◆ **Data for this task**
§ §

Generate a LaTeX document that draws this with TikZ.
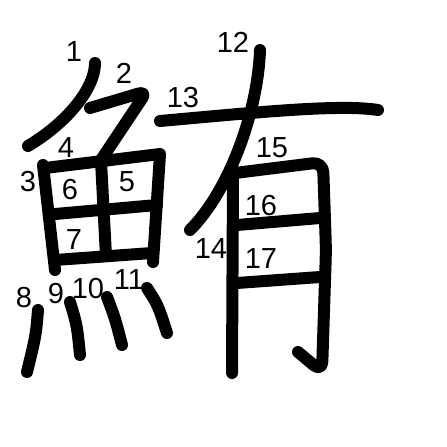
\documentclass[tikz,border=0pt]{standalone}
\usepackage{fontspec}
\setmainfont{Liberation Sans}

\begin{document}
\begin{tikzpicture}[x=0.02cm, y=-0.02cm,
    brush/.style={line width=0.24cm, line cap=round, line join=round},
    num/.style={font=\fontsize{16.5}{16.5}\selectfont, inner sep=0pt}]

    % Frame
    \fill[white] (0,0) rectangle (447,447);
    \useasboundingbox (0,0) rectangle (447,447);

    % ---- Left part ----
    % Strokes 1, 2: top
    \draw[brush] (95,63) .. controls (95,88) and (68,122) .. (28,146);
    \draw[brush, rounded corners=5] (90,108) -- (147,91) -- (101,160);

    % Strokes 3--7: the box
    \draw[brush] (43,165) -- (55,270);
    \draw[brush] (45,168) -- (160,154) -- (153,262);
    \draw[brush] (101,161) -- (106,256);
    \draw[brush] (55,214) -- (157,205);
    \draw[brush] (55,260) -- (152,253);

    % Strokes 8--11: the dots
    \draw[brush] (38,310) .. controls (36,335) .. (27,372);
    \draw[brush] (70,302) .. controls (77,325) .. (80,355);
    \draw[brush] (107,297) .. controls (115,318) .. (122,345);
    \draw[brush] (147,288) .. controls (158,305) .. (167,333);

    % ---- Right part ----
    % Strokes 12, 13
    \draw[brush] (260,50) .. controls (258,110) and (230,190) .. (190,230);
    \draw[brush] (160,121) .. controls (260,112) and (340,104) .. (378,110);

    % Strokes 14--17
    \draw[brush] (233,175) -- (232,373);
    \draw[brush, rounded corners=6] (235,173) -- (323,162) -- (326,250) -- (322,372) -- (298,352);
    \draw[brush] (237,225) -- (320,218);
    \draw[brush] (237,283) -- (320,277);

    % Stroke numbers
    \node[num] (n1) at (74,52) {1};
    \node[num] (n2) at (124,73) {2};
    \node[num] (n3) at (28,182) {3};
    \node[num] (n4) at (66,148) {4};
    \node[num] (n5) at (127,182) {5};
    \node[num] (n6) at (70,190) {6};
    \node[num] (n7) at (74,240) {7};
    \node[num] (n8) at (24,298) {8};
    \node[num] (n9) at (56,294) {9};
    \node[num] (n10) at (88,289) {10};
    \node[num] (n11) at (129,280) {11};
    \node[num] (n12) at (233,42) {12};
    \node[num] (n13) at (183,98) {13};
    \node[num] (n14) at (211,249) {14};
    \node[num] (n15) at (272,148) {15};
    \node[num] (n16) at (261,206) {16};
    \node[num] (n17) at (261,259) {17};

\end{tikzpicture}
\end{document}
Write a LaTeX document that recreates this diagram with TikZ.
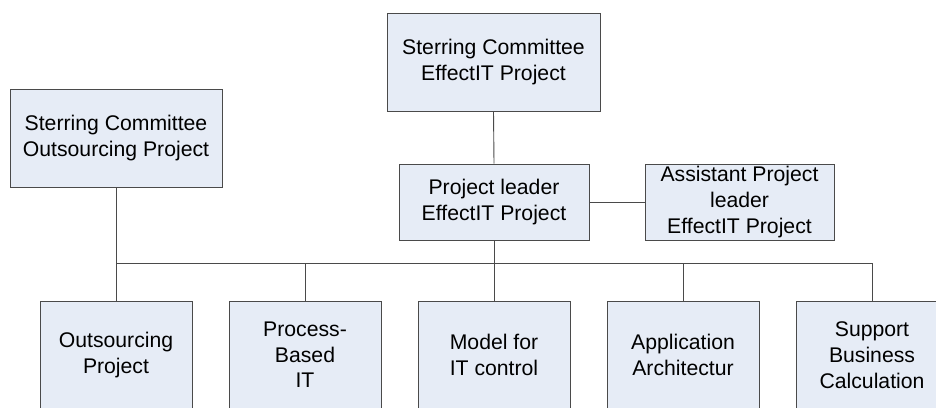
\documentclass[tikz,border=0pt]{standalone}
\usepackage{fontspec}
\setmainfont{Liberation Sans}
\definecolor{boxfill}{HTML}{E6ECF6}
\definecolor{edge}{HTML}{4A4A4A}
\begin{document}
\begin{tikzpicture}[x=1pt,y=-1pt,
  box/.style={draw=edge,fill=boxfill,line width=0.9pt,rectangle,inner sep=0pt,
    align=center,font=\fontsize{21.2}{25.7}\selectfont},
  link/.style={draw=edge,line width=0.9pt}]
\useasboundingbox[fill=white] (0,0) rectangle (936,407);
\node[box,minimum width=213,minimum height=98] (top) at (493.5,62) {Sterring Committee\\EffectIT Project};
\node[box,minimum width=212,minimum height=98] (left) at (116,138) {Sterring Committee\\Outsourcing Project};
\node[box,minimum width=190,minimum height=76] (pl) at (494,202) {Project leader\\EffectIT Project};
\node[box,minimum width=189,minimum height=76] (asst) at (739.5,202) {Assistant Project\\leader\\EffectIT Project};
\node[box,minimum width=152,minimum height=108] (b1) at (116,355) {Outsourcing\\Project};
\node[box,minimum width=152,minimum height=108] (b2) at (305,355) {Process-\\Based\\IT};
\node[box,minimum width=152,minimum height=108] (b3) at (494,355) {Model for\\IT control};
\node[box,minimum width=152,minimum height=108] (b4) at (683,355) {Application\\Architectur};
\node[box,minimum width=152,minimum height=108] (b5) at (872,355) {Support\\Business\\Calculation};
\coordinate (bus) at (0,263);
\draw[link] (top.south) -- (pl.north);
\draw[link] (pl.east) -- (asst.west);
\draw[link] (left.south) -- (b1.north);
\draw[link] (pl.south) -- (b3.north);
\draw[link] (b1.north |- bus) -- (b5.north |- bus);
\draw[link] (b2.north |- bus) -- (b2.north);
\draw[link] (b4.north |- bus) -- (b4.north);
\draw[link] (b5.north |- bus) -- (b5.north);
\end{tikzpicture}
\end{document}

§ §

◆ **Work to do**
Go back to the entries above and restate word for word every line from the first through the one that contains "(55,260) -- (152,253);", leaving the pictures behind.

◆ **Written response**
Generate a LaTeX document that draws this with TikZ.
\documentclass[tikz,border=0pt]{standalone}
\usepackage{fontspec}
\setmainfont{Liberation Sans}

\begin{document}
\begin{tikzpicture}[x=0.02cm, y=-0.02cm,
    brush/.style={line width=0.24cm, line cap=round, line join=round},
    num/.style={font=\fontsize{16.5}{16.5}\selectfont, inner sep=0pt}]

    % Frame
    \fill[white] (0,0) rectangle (447,447);
    \useasboundingbox (0,0) rectangle (447,447);

    % ---- Left part ----
    % Strokes 1, 2: top
    \draw[brush] (95,63) .. controls (95,88) and (68,122) .. (28,146);
    \draw[brush, rounded corners=5] (90,108) -- (147,91) -- (101,160);

    % Strokes 3--7: the box
    \draw[brush] (43,165) -- (55,270);
    \draw[brush] (45,168) -- (160,154) -- (153,262);
    \draw[brush] (101,161) -- (106,256);
    \draw[brush] (55,214) -- (157,205);
    \draw[brush] (55,260) -- (152,253);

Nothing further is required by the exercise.